In Situ | 151 3rd Street
Photography, painting, and sculpture aren't the only fine arts that are on display at the San Francisco Museum of Modern Art. While art lovers gather at this extraordinary institution to see exhibitions by Diane Arbus and Runa Islam, foodies flock to the SFMOMA's to taste creations from the world's top chefs—think Alice Waters and Thomas Keller. Hailed by Zagat as one of 2016's most anticipated SF restaurants, head chef Corey Lee, of Benu, opened the doors with a little help from his world-famous friends. At In Situ, Lee curates and replicates a veritable exhibition of recipes from other chefs. There's no need to pine for dishes from Denmark's now-shuttered Noma. Here you can taste the René Redzepi's tart of sheep's milk yogurt blended with wood sorrel and topped with anise brittle. With just a quick walk from your luxury San Francisco condo, travel to the bottom of the sea via Peruvian chef Virgilio Martínez's glazed octopus and "coral" made from rice dyed with squid ink.

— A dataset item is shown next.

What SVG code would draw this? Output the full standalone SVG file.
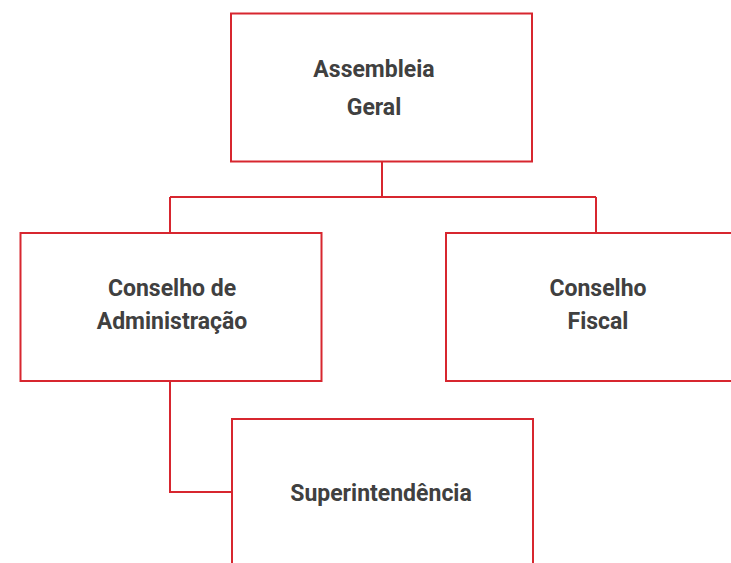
<svg xmlns="http://www.w3.org/2000/svg" width="731" height="563" viewBox="0 0 731 563">
<style>
.box{fill:#fff;stroke:#d7262f;stroke-width:2}
.con{fill:none;stroke:#d7262f;stroke-width:2}
.t{font-family:Roboto,"Liberation Sans",sans-serif;font-weight:700;font-size:23px;fill:#404040;text-anchor:middle}
</style>
<rect width="731" height="563" fill="#fff"/>
<g id="connectors">
<path class="con" d="M382 162V197M170 197H596M170 197V233M596 197V233"/>
<path class="con" d="M170 381V492H231"/>
</g>
<g id="assembleia">
<rect class="box" x="231" y="13.5" width="301" height="148"/>
<text class="t" x="374" y="76.5">Assembleia</text>
<text class="t" x="374" y="115">Geral</text>
</g>
<g id="conselho-admin">
<rect class="box" x="20.5" y="233" width="301" height="148"/>
<text class="t" x="172" y="295.5">Conselho de</text>
<text class="t" x="172" y="329">Administração</text>
</g>
<g id="conselho-fiscal">
<rect class="box" x="446" y="233" width="300" height="148"/>
<text class="t" x="598" y="295.5">Conselho</text>
<text class="t" x="598" y="329">Fiscal</text>
</g>
<g id="superintendencia">
<rect class="box" x="232" y="419" width="301" height="160"/>
<text class="t" x="381" y="501">Superintendência</text>
</g>
</svg>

Saison | 178 Townsend Street
A visit to Saison isn't just a night out; it's an experience of a lifetime. Formerly a pop-up restaurant in a parking lot, this three-Michelin-stars establishment has a permanent home in the former California Electric Light company building. On the menu, a major throughline is fire. Chef Joshua Skenes told the New York Times, "Nearly every dish at Saison contains something that was smoked, grilled or roasted by a wood fire." And it's true: There's white sturgeon caviar with smoked kelp, ember-poached-then-grilled asparagus, and even smoked carrots that are rehydrated with carrot juice. Wash it all down with a smoky red selected by wine director Mark Bright.
Benu | 22 Hawthorne Street
After stints at the French Laundry and Per Se, Corey Lee, a Thomas Keller protege, opened this a truly American restaurant inspired by recipes and techniques from around the world. In addition to raving about Benu's quiet, temple-like atmosphere, food critic Ruth Reichl claimed, "I can't remember the last time I enjoyed a meal this much." With caramelized anchovy salad, savory foie gras soup dumplings, and jelly fish-wrapped prawn every detail is perfectly executed down to the custom-made silverware.
Kokkari Estiatorio | 200 Jackson Street
As soon as you walk through the door, it's as if you've been flung across the Atlantic and onto the European continent. Kokkari Estiatorio has a rustic, taverna feel about it—and in the midst of the heady atmosphere, it's easy to feel you've walked into a particularly welcoming Greek home. Indeed, this restaurant gets its name from a fishing village on the Greek island of Samos; dishes like the grilled calamari stuffed with feta reflect this connection. For carnivores, they also do a mean lamb chop and grilled meatballs in spicy tomato. Dessert comes in the form of refreshing yoghurt sorbet topped with fruit granita and mint syrup. Add in a couple of glasses of Greek vino, and it's almost as good as going to Greece itself.
Michael Mina | 252 California Street
It takes some gumption to put your own name across the door of a restaurant. But Michael Mina has every right to feel confident; after working his way up from a 15-year-old garde manger in a small French restaurant, Mina came to San Francisco to make his name. 20 years later—and a good few restaurants under his belt—Mina has created an exquisite dining experience. For first-timers who've just moved into their luxury condos in San Francisco, the chef's tasting menu is the way to go: caviar parfait, bluefin tuna, and freshwater eel and foie gras are among the concoctions that will convert you into a customer for life. Celebrate your new favorite restaurant by settling at the cocktail bar afterwards, for a Bleeding Heart (gin, blackberry, port, and red wine foam). After all, a hearty meal should be followed with a hearty drink.